Abandonment and abuse
His upbeat outlook is far from what one might expect based on his early years. Abandoned by his mother, not knowing who his father was, he grew up as Steve Klakowicz in the foster care system of New Bedford, Mass. It was there that a babysitter wrote the words that became not a prediction for the rest of his life, but instead a lifelong challenge.

"Dropped Steve off at the latest family his mother is boarding him out to," she wrote when he was 18 months old. "… he cried his heart out … this little boy doesn't have a chance in the world."

Much of his childhood was spent with the Robinsons, a foster family that presented an angelic face to the agency that oversaw his care. But when visitors left, Pemberton's life became a hellish existence of physical and psychological abuse. Fearing even worse punishment if he blew the whistle, he learned to keep quiet, take refuge in prayer and in books and win small victories whenever he could.

When the torture became too much, a few days after Christmas in his senior year of high school, he begged to be removed from the Robinson home. A school counselor agreed to let Pemberton stay with him. He had finally found a family worthy of the name.

After high school, he graduated from Boston College, then worked in its admissions office. He went on to work as a diversity officer at Monster.com, then Walgreens, before taking his current position as chief human resources officer at Globoforce, a company that helps develop strong workplace cultures.

Becoming a daddy
Pemberton also got married and is now the father of three children. That family helped spur his continued research into the backgrounds of his parents — Marion Klakowicz, a white woman who struggled with alcoholism, and Kenny Pemberton, an up-and-coming African-American boxer who was murdered at the age of 26. He eventually went to court to change his last name.

"As a child, even as a young man," Pemberton said in the interview, "I had no appreciation for the history they had come from and how they had suffered. I was going to be even more driven to live a life that demonstrates that their lives were not in vain."

The combination of finding out about his long-lost family and the joy that his own children brought motivated Pemberton to share his story.

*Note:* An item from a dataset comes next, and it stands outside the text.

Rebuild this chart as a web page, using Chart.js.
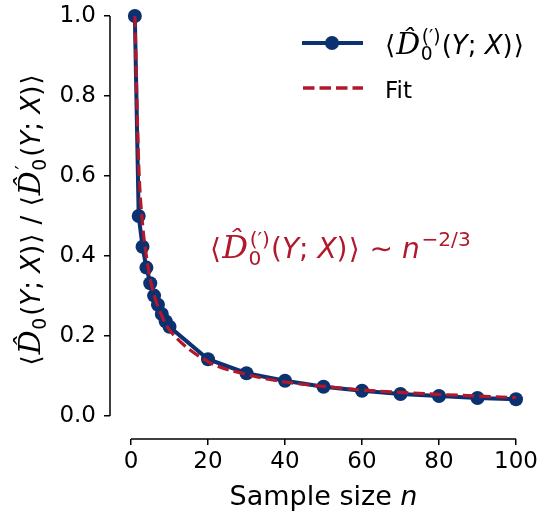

In the book, he recalls a key question asked by his 6-year-old son Quinn:

"When you were a little boy, did you have a daddy?"

"I stare at him for a long time," Pemberton writes. "I thought this question would come years from now, perhaps as a final father-son chat before he went off to college. But it was not in the future; it was right here, right now."

Keeping his vow to tell his children the truth about his difficult youth, Pemberton says softly, "No, son. When I was a little boy, I did not have a daddy."

Quinn furrows his brow, then looks up.

"Maybe next time you will have a daddy," he says.

Letting go of past hurts
For a year, Pemberton got up each morning at 4:30, needing a quiet time and place to lay out his story. He said the process was neither painful, nor cathartic. Becoming a husband and father had already helped heal him. He was surprised at how his story struck universal chords.

Within a week after A Chance in the World was published, he heard from a 73-year-old man in Ireland, who said he had read the book in one sitting and wanted to let Pemberton know how it had affected him.

"His last message was so powerful," Pemberton said. "He said he had carried the burden of what he had lost in his childhood all of his life. What I had written was going to allow him to go to his rest in peace."

Was there any downside to going public with the difficulties he had shared?

"There will be those who see this in the light of tragedy," he said, "who will say this is a sad story, who will see words like neglect and abandonment and abuse and will assign that to you, even though those are not the terms you assign to yourself.

"I inherited a tragedy. I didn't ask for it. I didn't deserve it. But I was responsible for it. Sometimes you have to say it's not fair, but you have to own it."

And you also need to be awake to the generosity of the people who are willing to help. Pemberton's primary message is a threefold loop.

"First, all is not lost. Second, there is universal goodness that is still in us and amongst us. It is hard to find, perhaps, but it's still there. We may not be looking in the right places, but it's there. Third, you can create a new beginning."